Given instruction:
Your output is the lines from the first one to the one containing "(0,0) rectangle (639,504);", repeated exactly, with images left out.

Dataset content:

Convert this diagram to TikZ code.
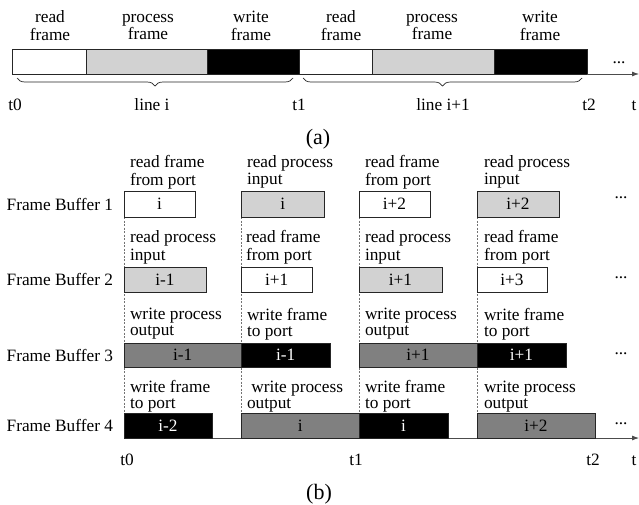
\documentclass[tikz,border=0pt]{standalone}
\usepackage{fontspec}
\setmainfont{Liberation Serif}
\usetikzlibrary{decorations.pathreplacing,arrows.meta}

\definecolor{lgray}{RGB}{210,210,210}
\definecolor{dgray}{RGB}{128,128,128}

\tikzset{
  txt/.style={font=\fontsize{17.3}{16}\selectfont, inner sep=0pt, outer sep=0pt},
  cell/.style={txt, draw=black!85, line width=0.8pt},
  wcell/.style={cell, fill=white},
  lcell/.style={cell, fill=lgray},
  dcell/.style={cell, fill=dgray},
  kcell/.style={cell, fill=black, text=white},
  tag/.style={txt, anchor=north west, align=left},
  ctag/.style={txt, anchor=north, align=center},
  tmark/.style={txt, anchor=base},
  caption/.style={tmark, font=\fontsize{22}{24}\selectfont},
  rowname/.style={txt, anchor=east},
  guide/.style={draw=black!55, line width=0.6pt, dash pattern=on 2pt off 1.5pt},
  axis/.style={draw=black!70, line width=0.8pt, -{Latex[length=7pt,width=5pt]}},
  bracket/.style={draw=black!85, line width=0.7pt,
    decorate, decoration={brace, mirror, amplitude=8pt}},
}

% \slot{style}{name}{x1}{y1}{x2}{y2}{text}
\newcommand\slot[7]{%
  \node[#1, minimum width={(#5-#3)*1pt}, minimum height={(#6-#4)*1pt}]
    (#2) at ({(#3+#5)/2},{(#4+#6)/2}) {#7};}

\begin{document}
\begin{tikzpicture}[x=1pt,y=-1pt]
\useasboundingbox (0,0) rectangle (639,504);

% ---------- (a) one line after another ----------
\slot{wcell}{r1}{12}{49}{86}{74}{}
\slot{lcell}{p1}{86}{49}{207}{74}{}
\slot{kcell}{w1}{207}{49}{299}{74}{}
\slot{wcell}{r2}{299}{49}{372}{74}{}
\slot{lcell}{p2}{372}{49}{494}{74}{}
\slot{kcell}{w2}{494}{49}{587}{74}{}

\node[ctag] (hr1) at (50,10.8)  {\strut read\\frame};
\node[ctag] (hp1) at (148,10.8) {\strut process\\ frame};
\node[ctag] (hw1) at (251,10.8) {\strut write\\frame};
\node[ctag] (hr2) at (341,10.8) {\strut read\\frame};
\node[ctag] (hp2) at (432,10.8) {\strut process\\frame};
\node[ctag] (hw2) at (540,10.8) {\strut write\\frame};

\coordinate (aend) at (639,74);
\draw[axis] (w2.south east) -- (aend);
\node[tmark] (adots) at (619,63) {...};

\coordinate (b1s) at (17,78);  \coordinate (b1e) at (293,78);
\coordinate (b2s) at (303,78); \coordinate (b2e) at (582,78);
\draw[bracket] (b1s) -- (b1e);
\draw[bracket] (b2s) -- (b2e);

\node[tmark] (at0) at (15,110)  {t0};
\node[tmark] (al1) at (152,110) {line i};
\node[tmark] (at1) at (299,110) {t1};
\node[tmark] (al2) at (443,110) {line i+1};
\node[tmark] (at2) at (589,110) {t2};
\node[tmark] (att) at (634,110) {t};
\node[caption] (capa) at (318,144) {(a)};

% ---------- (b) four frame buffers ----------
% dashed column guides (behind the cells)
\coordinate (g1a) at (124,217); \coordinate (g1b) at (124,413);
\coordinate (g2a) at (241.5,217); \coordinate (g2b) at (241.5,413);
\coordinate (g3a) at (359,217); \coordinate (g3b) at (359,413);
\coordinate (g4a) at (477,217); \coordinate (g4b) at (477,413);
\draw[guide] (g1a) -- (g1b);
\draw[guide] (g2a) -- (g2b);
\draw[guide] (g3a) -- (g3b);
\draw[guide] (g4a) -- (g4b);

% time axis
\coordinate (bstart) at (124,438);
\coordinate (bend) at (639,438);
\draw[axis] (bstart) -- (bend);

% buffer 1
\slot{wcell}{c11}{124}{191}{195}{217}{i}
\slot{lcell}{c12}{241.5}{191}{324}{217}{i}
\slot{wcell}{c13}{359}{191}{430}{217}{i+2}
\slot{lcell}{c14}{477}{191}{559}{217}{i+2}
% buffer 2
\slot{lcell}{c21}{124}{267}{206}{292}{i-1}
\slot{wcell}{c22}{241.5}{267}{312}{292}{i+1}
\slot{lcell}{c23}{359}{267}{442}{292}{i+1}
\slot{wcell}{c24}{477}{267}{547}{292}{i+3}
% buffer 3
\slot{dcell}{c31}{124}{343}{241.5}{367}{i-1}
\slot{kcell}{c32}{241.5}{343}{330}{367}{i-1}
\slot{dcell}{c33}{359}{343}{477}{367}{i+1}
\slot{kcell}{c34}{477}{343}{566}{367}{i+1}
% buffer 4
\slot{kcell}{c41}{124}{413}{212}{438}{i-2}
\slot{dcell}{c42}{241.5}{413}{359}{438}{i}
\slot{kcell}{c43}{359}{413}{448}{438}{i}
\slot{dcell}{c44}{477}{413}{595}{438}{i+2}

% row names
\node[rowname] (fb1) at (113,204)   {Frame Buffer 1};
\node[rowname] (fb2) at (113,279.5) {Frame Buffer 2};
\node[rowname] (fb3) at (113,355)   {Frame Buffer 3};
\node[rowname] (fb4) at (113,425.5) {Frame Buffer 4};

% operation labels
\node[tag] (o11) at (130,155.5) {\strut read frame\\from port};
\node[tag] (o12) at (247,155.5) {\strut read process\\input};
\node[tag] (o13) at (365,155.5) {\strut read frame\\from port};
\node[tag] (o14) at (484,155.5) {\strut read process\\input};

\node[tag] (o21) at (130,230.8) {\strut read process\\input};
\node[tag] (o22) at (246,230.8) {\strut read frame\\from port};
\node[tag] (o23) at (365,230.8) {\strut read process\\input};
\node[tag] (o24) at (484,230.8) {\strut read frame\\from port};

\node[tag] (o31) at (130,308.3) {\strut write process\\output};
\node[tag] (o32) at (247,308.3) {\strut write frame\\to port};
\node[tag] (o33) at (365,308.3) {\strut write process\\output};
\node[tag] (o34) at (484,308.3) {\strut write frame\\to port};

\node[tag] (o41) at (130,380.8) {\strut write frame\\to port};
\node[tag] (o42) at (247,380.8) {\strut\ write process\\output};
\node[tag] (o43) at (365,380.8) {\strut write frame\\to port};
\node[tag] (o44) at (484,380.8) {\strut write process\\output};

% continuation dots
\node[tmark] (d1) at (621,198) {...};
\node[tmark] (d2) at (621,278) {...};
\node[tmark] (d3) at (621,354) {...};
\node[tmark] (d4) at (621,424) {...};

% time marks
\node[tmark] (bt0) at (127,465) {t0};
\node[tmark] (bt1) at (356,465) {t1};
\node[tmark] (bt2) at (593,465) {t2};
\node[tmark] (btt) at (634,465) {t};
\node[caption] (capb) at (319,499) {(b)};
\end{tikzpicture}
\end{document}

Exercise response:
Convert this diagram to TikZ code.
\documentclass[tikz,border=0pt]{standalone}
\usepackage{fontspec}
\setmainfont{Liberation Serif}
\usetikzlibrary{decorations.pathreplacing,arrows.meta}

\definecolor{lgray}{RGB}{210,210,210}
\definecolor{dgray}{RGB}{128,128,128}

\tikzset{
  txt/.style={font=\fontsize{17.3}{16}\selectfont, inner sep=0pt, outer sep=0pt},
  cell/.style={txt, draw=black!85, line width=0.8pt},
  wcell/.style={cell, fill=white},
  lcell/.style={cell, fill=lgray},
  dcell/.style={cell, fill=dgray},
  kcell/.style={cell, fill=black, text=white},
  tag/.style={txt, anchor=north west, align=left},
  ctag/.style={txt, anchor=north, align=center},
  tmark/.style={txt, anchor=base},
  caption/.style={tmark, font=\fontsize{22}{24}\selectfont},
  rowname/.style={txt, anchor=east},
  guide/.style={draw=black!55, line width=0.6pt, dash pattern=on 2pt off 1.5pt},
  axis/.style={draw=black!70, line width=0.8pt, -{Latex[length=7pt,width=5pt]}},
  bracket/.style={draw=black!85, line width=0.7pt,
    decorate, decoration={brace, mirror, amplitude=8pt}},
}

% \slot{style}{name}{x1}{y1}{x2}{y2}{text}
\newcommand\slot[7]{%
  \node[#1, minimum width={(#5-#3)*1pt}, minimum height={(#6-#4)*1pt}]
    (#2) at ({(#3+#5)/2},{(#4+#6)/2}) {#7};}

\begin{document}
\begin{tikzpicture}[x=1pt,y=-1pt]
\useasboundingbox (0,0) rectangle (639,504);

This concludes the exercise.